Your task is to repeat the lines below exactly, excluding any pictures they contain.
---
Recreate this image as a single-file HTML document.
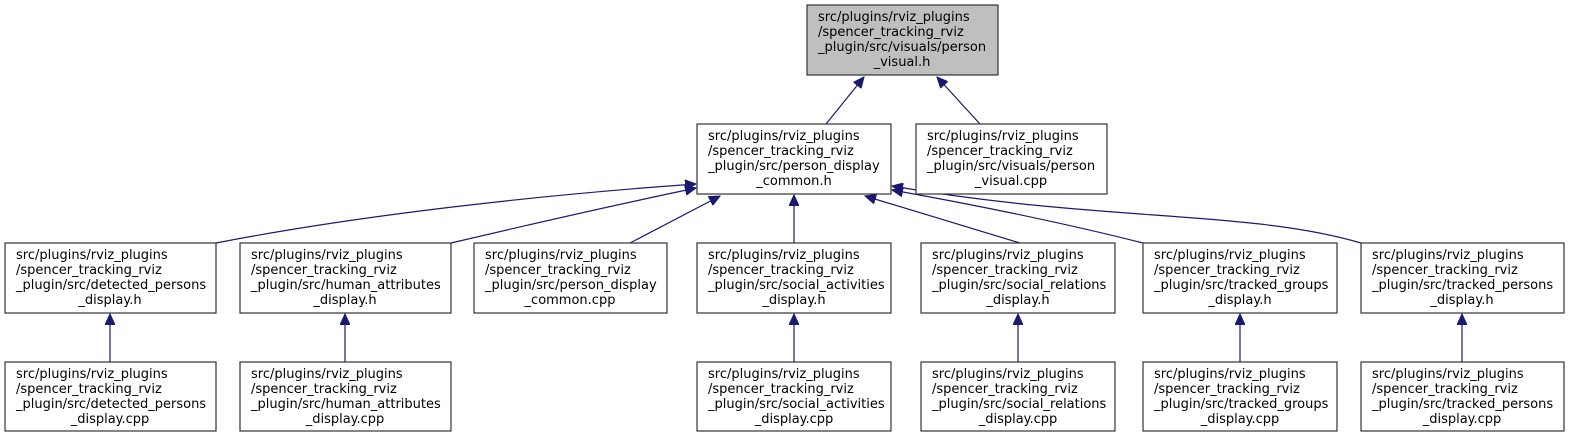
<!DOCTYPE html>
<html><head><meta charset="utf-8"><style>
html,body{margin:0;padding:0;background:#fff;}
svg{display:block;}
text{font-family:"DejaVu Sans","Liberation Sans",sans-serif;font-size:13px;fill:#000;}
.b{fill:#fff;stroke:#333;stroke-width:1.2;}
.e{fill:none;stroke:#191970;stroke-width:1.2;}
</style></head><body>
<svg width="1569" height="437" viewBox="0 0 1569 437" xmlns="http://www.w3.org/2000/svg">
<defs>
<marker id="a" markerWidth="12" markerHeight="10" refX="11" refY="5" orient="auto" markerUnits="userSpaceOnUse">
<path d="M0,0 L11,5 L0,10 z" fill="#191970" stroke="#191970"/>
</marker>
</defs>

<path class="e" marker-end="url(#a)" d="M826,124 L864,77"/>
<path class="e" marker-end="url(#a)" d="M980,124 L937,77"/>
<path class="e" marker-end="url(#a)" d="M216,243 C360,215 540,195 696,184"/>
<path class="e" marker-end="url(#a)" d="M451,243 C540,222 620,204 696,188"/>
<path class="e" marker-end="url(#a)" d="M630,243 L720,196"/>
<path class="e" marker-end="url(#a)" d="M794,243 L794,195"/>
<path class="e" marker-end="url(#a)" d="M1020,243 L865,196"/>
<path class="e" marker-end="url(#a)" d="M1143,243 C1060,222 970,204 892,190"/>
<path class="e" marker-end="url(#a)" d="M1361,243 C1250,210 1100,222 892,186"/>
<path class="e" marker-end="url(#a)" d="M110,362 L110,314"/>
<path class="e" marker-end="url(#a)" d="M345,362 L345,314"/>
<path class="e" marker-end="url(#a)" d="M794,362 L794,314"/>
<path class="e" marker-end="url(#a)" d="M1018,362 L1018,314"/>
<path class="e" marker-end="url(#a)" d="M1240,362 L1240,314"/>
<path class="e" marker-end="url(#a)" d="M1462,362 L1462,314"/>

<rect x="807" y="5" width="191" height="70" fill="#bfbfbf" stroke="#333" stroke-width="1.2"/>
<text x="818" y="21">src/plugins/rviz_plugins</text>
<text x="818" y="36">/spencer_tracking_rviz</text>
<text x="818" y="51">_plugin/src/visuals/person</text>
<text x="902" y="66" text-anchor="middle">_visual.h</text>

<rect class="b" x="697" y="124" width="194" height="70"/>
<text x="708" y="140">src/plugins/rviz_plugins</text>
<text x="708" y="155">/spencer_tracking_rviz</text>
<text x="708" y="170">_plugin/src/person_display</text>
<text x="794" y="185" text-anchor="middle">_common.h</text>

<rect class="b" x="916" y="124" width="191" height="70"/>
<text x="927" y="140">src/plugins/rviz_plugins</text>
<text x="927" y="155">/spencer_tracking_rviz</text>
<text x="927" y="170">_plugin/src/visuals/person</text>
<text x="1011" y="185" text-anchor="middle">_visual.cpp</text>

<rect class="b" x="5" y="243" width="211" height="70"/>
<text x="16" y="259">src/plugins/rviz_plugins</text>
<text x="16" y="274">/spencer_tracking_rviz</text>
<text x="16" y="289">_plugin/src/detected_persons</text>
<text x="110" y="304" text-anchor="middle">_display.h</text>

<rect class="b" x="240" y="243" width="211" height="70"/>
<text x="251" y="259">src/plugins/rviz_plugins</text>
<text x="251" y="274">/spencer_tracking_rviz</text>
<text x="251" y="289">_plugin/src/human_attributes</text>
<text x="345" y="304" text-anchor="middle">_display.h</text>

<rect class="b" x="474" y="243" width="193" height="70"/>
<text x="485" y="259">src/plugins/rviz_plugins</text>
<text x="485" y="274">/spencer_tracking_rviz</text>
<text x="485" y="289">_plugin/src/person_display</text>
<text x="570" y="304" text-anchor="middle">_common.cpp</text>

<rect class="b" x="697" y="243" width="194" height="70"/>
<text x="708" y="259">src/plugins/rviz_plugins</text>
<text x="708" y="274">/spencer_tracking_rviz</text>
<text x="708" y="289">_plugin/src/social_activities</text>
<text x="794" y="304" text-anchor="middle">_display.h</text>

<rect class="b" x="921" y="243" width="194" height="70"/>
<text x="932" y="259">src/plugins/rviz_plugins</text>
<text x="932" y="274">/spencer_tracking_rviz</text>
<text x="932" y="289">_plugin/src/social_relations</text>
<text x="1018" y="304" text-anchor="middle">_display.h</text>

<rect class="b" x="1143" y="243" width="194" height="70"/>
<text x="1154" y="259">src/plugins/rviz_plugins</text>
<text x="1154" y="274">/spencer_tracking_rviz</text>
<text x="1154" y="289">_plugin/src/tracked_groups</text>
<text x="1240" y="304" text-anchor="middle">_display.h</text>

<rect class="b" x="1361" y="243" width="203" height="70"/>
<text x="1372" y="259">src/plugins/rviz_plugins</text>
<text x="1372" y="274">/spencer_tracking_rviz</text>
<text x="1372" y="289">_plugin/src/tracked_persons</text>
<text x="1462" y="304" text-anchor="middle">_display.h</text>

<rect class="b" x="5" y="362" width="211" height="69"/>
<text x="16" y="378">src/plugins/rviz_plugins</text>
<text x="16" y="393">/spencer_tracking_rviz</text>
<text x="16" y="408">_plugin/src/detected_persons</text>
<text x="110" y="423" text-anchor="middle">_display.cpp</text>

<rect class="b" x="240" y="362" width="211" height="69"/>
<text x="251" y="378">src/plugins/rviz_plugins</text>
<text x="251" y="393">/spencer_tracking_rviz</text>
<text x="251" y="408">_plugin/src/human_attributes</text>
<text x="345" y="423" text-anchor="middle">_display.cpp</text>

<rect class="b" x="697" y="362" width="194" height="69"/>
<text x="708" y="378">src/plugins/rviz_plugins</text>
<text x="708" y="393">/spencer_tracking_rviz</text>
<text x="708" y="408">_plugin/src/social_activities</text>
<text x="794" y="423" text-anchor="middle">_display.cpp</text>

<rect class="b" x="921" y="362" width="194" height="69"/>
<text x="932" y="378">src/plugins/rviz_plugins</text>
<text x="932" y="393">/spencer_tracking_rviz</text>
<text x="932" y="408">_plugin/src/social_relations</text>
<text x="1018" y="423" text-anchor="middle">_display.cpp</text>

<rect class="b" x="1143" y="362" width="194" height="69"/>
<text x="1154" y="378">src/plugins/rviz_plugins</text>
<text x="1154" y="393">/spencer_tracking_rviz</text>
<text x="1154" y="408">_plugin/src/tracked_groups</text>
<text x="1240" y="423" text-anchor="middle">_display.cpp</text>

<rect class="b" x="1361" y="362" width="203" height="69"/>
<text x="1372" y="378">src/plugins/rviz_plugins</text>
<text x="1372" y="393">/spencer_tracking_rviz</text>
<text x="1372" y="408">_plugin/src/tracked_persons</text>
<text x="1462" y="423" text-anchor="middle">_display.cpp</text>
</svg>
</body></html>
---
Solution.
Recreate this image as a single-file HTML document.
<!DOCTYPE html>
<html><head><meta charset="utf-8"><style>
html,body{margin:0;padding:0;background:#fff;}
svg{display:block;}
text{font-family:"DejaVu Sans","Liberation Sans",sans-serif;font-size:13px;fill:#000;}
.b{fill:#fff;stroke:#333;stroke-width:1.2;}
.e{fill:none;stroke:#191970;stroke-width:1.2;}
</style></head><body>
<svg width="1569" height="437" viewBox="0 0 1569 437" xmlns="http://www.w3.org/2000/svg">
<defs>
<marker id="a" markerWidth="12" markerHeight="10" refX="11" refY="5" orient="auto" markerUnits="userSpaceOnUse">
<path d="M0,0 L11,5 L0,10 z" fill="#191970" stroke="#191970"/>
</marker>
</defs>

<path class="e" marker-end="url(#a)" d="M826,124 L864,77"/>
<path class="e" marker-end="url(#a)" d="M980,124 L937,77"/>
<path class="e" marker-end="url(#a)" d="M216,243 C360,215 540,195 696,184"/>
<path class="e" marker-end="url(#a)" d="M451,243 C540,222 620,204 696,188"/>
<path class="e" marker-end="url(#a)" d="M630,243 L720,196"/>
<path class="e" marker-end="url(#a)" d="M794,243 L794,195"/>
<path class="e" marker-end="url(#a)" d="M1020,243 L865,196"/>
<path class="e" marker-end="url(#a)" d="M1143,243 C1060,222 970,204 892,190"/>
<path class="e" marker-end="url(#a)" d="M1361,243 C1250,210 1100,222 892,186"/>
<path class="e" marker-end="url(#a)" d="M110,362 L110,314"/>
<path class="e" marker-end="url(#a)" d="M345,362 L345,314"/>
<path class="e" marker-end="url(#a)" d="M794,362 L794,314"/>
<path class="e" marker-end="url(#a)" d="M1018,362 L1018,314"/>
<path class="e" marker-end="url(#a)" d="M1240,362 L1240,314"/>
<path class="e" marker-end="url(#a)" d="M1462,362 L1462,314"/>

<rect x="807" y="5" width="191" height="70" fill="#bfbfbf" stroke="#333" stroke-width="1.2"/>
<text x="818" y="21">src/plugins/rviz_plugins</text>
<text x="818" y="36">/spencer_tracking_rviz</text>
<text x="818" y="51">_plugin/src/visuals/person</text>
<text x="902" y="66" text-anchor="middle">_visual.h</text>

<rect class="b" x="697" y="124" width="194" height="70"/>
<text x="708" y="140">src/plugins/rviz_plugins</text>
<text x="708" y="155">/spencer_tracking_rviz</text>
<text x="708" y="170">_plugin/src/person_display</text>
<text x="794" y="185" text-anchor="middle">_common.h</text>

<rect class="b" x="916" y="124" width="191" height="70"/>
<text x="927" y="140">src/plugins/rviz_plugins</text>
<text x="927" y="155">/spencer_tracking_rviz</text>
<text x="927" y="170">_plugin/src/visuals/person</text>
<text x="1011" y="185" text-anchor="middle">_visual.cpp</text>

<rect class="b" x="5" y="243" width="211" height="70"/>
<text x="16" y="259">src/plugins/rviz_plugins</text>
<text x="16" y="274">/spencer_tracking_rviz</text>
<text x="16" y="289">_plugin/src/detected_persons</text>
<text x="110" y="304" text-anchor="middle">_display.h</text>

<rect class="b" x="240" y="243" width="211" height="70"/>
<text x="251" y="259">src/plugins/rviz_plugins</text>
<text x="251" y="274">/spencer_tracking_rviz</text>
<text x="251" y="289">_plugin/src/human_attributes</text>
<text x="345" y="304" text-anchor="middle">_display.h</text>

<rect class="b" x="474" y="243" width="193" height="70"/>
<text x="485" y="259">src/plugins/rviz_plugins</text>
<text x="485" y="274">/spencer_tracking_rviz</text>
<text x="485" y="289">_plugin/src/person_display</text>
<text x="570" y="304" text-anchor="middle">_common.cpp</text>

<rect class="b" x="697" y="243" width="194" height="70"/>
<text x="708" y="259">src/plugins/rviz_plugins</text>
<text x="708" y="274">/spencer_tracking_rviz</text>
<text x="708" y="289">_plugin/src/social_activities</text>
<text x="794" y="304" text-anchor="middle">_display.h</text>

<rect class="b" x="921" y="243" width="194" height="70"/>
<text x="932" y="259">src/plugins/rviz_plugins</text>
<text x="932" y="274">/spencer_tracking_rviz</text>
<text x="932" y="289">_plugin/src/social_relations</text>
<text x="1018" y="304" text-anchor="middle">_display.h</text>

<rect class="b" x="1143" y="243" width="194" height="70"/>
<text x="1154" y="259">src/plugins/rviz_plugins</text>
<text x="1154" y="274">/spencer_tracking_rviz</text>
<text x="1154" y="289">_plugin/src/tracked_groups</text>
<text x="1240" y="304" text-anchor="middle">_display.h</text>

<rect class="b" x="1361" y="243" width="203" height="70"/>
<text x="1372" y="259">src/plugins/rviz_plugins</text>
<text x="1372" y="274">/spencer_tracking_rviz</text>
<text x="1372" y="289">_plugin/src/tracked_persons</text>
<text x="1462" y="304" text-anchor="middle">_display.h</text>

<rect class="b" x="5" y="362" width="211" height="69"/>
<text x="16" y="378">src/plugins/rviz_plugins</text>
<text x="16" y="393">/spencer_tracking_rviz</text>
<text x="16" y="408">_plugin/src/detected_persons</text>
<text x="110" y="423" text-anchor="middle">_display.cpp</text>

<rect class="b" x="240" y="362" width="211" height="69"/>
<text x="251" y="378">src/plugins/rviz_plugins</text>
<text x="251" y="393">/spencer_tracking_rviz</text>
<text x="251" y="408">_plugin/src/human_attributes</text>
<text x="345" y="423" text-anchor="middle">_display.cpp</text>

<rect class="b" x="697" y="362" width="194" height="69"/>
<text x="708" y="378">src/plugins/rviz_plugins</text>
<text x="708" y="393">/spencer_tracking_rviz</text>
<text x="708" y="408">_plugin/src/social_activities</text>
<text x="794" y="423" text-anchor="middle">_display.cpp</text>

<rect class="b" x="921" y="362" width="194" height="69"/>
<text x="932" y="378">src/plugins/rviz_plugins</text>
<text x="932" y="393">/spencer_tracking_rviz</text>
<text x="932" y="408">_plugin/src/social_relations</text>
<text x="1018" y="423" text-anchor="middle">_display.cpp</text>

<rect class="b" x="1143" y="362" width="194" height="69"/>
<text x="1154" y="378">src/plugins/rviz_plugins</text>
<text x="1154" y="393">/spencer_tracking_rviz</text>
<text x="1154" y="408">_plugin/src/tracked_groups</text>
<text x="1240" y="423" text-anchor="middle">_display.cpp</text>

<rect class="b" x="1361" y="362" width="203" height="69"/>
<text x="1372" y="378">src/plugins/rviz_plugins</text>
<text x="1372" y="393">/spencer_tracking_rviz</text>
<text x="1372" y="408">_plugin/src/tracked_persons</text>
<text x="1462" y="423" text-anchor="middle">_display.cpp</text>
</svg>
</body></html>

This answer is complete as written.